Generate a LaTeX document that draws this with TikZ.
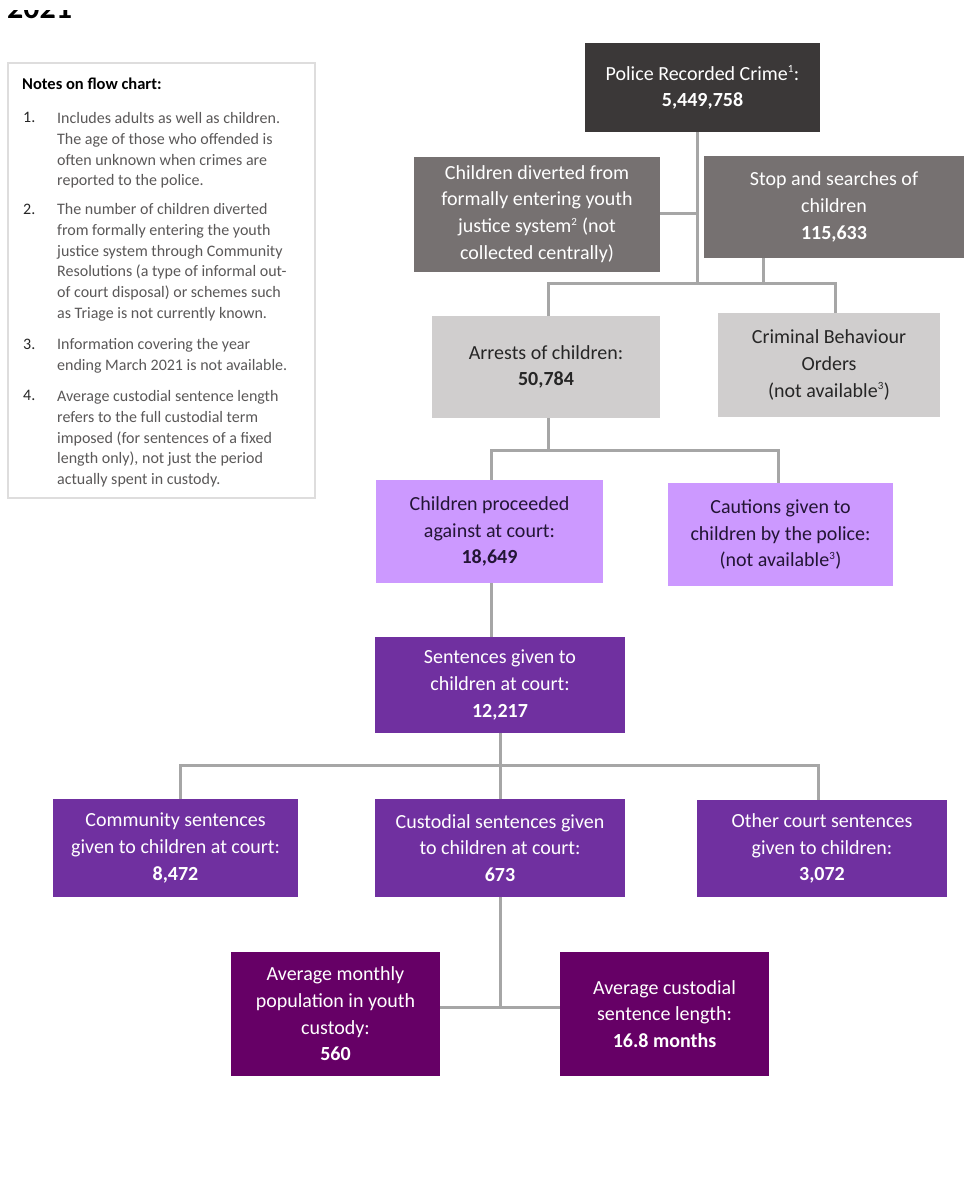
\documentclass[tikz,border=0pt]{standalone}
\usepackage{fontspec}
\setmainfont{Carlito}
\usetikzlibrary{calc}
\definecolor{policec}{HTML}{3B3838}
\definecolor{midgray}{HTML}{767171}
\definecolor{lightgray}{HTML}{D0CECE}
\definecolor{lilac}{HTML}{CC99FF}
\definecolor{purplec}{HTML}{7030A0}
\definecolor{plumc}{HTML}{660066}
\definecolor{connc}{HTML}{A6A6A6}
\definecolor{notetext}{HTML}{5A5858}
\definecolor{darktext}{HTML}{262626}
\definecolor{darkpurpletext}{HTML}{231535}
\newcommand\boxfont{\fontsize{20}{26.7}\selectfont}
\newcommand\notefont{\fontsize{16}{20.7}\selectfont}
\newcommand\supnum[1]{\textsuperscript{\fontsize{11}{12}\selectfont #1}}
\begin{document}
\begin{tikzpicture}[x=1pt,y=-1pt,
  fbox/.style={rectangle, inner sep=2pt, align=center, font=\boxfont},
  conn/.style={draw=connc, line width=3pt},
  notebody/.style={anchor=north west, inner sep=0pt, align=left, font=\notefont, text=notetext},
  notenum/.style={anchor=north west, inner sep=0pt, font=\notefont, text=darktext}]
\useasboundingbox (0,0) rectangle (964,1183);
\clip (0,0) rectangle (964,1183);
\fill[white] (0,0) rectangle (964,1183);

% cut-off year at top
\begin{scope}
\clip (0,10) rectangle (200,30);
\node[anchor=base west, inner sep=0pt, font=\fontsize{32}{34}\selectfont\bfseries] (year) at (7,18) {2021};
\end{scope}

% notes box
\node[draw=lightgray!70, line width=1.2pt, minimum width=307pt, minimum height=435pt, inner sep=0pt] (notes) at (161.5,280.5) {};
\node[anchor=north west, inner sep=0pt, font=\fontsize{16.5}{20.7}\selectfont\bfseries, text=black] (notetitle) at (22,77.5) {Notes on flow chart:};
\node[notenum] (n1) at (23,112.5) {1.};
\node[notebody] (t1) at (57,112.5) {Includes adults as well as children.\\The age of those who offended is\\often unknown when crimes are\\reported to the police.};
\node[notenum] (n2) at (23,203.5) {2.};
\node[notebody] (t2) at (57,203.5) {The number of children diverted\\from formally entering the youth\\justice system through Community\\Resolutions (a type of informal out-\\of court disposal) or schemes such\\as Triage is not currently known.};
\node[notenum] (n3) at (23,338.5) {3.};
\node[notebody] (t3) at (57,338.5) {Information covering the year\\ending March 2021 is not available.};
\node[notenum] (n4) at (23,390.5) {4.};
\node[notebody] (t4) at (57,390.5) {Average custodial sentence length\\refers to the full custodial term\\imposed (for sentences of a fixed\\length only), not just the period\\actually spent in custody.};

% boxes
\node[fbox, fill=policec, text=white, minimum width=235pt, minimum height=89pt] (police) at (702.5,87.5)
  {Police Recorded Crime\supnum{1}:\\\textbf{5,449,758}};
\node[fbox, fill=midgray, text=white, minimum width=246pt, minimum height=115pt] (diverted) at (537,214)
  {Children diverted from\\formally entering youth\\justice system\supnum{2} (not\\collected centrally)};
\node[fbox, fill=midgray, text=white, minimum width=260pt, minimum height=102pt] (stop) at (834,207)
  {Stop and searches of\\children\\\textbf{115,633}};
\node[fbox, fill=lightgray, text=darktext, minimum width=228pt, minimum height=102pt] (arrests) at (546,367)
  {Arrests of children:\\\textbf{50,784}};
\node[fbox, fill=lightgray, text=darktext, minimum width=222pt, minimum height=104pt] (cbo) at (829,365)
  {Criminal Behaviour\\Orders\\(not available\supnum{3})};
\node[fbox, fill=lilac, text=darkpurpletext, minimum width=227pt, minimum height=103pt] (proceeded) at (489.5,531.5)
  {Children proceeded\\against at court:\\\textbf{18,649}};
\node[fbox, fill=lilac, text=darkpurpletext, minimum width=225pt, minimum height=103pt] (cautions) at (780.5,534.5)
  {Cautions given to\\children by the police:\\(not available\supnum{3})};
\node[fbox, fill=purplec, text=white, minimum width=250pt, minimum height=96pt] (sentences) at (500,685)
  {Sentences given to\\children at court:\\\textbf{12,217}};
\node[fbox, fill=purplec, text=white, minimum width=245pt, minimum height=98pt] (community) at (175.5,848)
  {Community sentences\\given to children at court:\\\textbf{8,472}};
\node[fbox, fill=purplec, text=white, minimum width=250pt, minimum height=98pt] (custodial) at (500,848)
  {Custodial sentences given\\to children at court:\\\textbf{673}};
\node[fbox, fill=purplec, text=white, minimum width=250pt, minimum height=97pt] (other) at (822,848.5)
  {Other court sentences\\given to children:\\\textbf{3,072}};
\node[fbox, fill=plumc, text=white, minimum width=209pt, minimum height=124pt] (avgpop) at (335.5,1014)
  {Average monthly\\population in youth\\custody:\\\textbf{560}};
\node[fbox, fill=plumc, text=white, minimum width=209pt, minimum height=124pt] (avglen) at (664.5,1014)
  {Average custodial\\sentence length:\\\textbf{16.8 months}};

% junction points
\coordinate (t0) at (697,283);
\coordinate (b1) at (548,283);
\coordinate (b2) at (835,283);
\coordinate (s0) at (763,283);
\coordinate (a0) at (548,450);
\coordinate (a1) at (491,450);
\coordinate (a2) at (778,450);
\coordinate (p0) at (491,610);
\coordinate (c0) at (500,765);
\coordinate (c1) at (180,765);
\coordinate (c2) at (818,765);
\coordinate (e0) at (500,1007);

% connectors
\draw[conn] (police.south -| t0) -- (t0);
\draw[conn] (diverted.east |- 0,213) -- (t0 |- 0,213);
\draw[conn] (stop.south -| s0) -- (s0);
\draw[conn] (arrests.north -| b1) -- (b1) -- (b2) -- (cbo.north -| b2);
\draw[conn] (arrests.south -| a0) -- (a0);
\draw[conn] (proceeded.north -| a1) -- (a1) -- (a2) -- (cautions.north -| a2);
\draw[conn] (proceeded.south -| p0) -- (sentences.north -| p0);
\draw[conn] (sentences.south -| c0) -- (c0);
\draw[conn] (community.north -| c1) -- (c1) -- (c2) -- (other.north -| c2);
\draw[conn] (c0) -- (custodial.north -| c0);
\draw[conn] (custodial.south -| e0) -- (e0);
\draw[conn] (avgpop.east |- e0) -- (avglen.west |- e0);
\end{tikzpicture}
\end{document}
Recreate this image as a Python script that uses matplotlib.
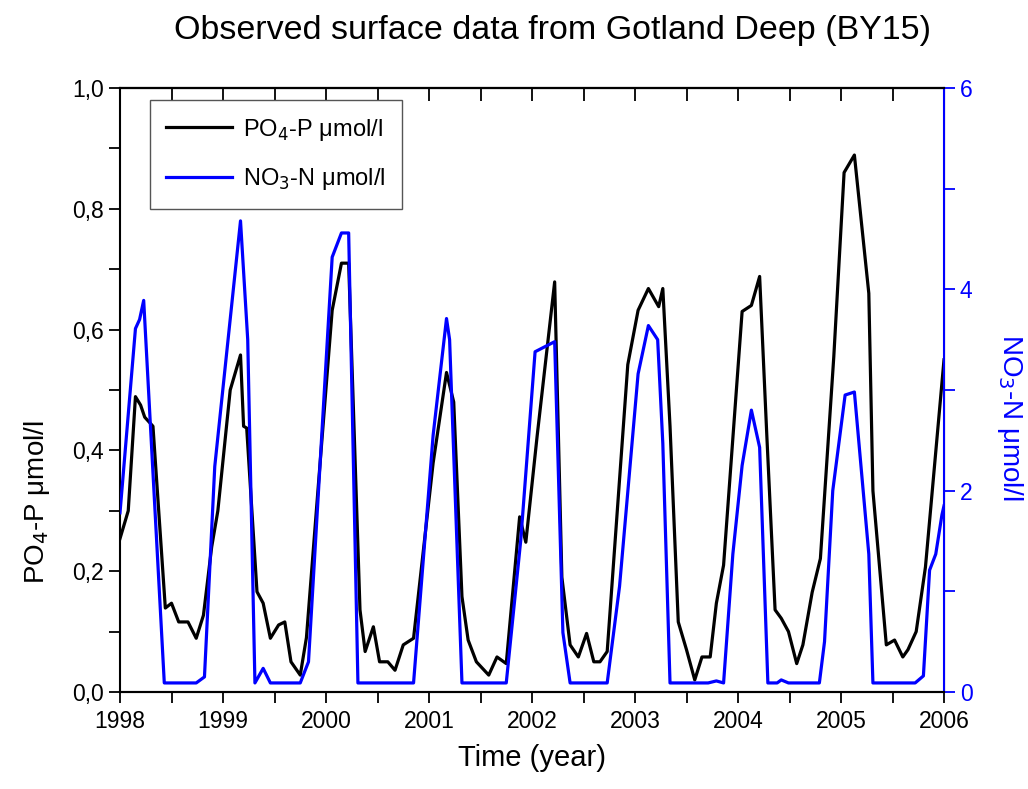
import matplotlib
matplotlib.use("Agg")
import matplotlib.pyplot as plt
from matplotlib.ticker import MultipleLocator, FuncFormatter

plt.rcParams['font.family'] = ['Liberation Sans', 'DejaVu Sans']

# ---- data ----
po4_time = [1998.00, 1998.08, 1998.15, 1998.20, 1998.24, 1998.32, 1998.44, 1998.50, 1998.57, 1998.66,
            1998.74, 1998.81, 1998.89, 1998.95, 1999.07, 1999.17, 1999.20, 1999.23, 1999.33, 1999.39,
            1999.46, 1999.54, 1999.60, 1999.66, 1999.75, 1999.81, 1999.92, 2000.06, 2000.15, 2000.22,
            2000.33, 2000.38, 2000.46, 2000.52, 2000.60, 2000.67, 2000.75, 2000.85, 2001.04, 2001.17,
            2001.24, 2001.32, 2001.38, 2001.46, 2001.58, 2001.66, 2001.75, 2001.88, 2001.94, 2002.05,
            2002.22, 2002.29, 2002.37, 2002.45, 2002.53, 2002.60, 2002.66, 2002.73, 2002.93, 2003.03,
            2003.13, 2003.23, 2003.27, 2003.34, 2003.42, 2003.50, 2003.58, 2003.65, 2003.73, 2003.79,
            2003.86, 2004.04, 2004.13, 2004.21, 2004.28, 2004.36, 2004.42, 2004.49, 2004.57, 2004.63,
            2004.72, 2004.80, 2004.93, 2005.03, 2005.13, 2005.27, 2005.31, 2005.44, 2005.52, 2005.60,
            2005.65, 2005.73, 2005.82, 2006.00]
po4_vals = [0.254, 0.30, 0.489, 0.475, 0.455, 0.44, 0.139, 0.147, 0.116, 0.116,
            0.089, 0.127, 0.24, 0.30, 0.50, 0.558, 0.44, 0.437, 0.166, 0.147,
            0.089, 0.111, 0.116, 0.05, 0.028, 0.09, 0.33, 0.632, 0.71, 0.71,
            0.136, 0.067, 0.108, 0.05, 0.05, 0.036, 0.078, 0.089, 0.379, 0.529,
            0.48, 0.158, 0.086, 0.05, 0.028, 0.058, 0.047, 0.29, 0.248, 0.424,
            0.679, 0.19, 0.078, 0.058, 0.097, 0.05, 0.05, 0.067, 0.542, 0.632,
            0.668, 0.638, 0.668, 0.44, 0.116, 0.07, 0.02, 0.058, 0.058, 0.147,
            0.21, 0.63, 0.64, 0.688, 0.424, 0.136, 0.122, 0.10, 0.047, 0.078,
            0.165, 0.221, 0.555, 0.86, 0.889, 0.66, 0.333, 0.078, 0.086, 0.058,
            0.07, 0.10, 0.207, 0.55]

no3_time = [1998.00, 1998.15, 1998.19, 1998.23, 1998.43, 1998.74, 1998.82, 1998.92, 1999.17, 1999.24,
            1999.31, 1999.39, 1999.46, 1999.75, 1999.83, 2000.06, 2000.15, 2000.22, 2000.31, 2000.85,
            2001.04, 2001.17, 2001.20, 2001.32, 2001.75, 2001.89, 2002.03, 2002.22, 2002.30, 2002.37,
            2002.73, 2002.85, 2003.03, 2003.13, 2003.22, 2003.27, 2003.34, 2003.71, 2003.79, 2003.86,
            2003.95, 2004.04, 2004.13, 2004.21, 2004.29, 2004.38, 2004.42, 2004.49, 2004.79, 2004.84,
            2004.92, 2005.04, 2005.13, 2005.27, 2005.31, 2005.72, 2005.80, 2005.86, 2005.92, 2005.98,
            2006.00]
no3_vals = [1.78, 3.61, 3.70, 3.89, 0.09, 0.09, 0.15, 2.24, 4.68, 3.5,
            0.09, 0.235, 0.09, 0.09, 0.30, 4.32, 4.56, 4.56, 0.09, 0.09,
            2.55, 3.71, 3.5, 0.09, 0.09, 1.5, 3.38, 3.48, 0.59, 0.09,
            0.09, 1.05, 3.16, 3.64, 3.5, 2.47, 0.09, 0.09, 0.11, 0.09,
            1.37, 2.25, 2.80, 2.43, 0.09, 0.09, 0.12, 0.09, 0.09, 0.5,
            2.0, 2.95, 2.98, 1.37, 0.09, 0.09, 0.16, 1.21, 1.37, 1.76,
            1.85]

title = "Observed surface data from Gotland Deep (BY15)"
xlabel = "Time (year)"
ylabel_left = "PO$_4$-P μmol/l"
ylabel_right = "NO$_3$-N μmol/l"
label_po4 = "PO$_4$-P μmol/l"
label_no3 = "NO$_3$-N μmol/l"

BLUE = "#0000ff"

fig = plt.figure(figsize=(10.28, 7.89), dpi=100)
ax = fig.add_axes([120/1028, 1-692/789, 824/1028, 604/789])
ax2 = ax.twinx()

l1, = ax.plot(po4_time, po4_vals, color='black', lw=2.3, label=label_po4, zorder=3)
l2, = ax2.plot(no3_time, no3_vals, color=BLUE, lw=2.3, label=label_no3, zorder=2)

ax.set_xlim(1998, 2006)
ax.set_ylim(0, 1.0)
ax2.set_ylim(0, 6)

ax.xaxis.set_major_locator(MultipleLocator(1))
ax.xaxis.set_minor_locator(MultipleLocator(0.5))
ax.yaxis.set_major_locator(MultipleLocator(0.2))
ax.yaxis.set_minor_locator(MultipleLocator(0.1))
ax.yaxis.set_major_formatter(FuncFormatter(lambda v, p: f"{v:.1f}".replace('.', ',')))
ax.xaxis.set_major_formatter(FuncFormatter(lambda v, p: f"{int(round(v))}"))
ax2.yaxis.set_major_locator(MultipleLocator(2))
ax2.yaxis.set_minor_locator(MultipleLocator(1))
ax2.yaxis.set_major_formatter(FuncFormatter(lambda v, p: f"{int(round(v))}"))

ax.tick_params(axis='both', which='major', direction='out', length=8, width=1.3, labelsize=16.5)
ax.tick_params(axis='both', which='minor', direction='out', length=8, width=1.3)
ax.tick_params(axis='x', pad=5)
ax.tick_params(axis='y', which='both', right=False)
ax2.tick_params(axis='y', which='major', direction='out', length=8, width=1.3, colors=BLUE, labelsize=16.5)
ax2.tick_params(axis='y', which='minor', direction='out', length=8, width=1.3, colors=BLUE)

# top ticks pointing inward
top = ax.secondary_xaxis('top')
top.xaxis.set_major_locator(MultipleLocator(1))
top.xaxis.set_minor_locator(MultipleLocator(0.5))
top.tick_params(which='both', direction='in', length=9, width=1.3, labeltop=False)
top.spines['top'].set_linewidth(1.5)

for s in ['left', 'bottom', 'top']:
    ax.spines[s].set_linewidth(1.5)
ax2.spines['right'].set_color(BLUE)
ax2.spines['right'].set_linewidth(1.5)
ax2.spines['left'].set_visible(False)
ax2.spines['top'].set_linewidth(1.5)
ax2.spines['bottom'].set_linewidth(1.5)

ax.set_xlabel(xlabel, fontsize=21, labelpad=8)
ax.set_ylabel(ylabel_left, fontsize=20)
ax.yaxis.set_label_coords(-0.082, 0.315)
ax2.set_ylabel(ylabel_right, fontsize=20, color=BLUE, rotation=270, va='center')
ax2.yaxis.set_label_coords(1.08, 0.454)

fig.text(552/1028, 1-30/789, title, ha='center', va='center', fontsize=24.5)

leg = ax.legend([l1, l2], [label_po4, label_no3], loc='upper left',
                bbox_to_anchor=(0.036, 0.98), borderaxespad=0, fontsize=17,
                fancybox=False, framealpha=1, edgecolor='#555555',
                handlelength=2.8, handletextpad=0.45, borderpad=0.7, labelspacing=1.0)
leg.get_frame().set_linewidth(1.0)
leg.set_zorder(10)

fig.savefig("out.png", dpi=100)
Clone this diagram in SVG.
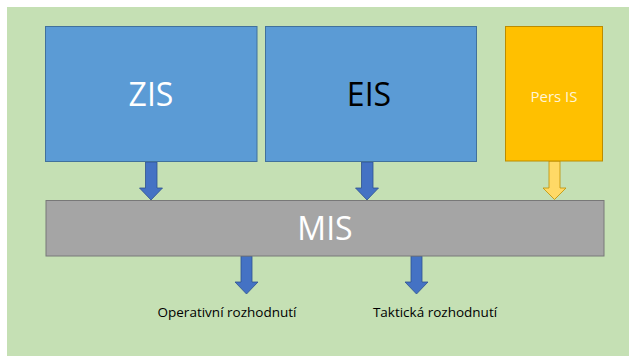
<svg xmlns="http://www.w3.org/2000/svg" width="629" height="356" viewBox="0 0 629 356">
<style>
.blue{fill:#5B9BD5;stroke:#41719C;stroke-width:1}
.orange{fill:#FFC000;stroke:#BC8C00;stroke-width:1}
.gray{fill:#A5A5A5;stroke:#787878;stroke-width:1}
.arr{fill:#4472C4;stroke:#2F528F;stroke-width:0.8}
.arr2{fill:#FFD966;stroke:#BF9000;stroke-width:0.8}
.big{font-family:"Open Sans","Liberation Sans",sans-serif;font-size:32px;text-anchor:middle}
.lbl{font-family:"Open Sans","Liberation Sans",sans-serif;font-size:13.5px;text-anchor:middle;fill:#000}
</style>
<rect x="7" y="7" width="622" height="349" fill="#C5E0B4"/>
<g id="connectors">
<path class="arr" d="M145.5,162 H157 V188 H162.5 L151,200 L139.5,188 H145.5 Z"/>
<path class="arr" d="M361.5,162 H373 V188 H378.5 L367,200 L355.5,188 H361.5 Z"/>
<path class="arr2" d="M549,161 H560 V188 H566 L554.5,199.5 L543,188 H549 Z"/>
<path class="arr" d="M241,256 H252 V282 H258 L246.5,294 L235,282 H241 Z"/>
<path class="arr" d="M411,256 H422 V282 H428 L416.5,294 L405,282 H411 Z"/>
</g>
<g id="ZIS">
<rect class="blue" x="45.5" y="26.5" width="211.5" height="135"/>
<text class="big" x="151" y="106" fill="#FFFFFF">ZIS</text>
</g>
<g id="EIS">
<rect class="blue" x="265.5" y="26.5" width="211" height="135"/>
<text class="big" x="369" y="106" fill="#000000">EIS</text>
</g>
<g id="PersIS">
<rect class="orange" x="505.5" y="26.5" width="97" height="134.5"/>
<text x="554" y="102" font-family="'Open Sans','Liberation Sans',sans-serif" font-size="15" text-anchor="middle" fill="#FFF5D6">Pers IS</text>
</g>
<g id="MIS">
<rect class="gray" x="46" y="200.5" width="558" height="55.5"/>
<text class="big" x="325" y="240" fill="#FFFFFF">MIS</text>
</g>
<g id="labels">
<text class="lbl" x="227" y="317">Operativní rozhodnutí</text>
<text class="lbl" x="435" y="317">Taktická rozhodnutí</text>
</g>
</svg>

##########

THE EXERCISE: Find "matplotlib". Copy every line it occurs in.

WRITTEN RESPONSE:
Recreate this image as a Python script that uses matplotlib.
import matplotlib
matplotlib.use("Agg")
import matplotlib.pyplot as plt
from matplotlib.ticker import MultipleLocator, FuncFormatter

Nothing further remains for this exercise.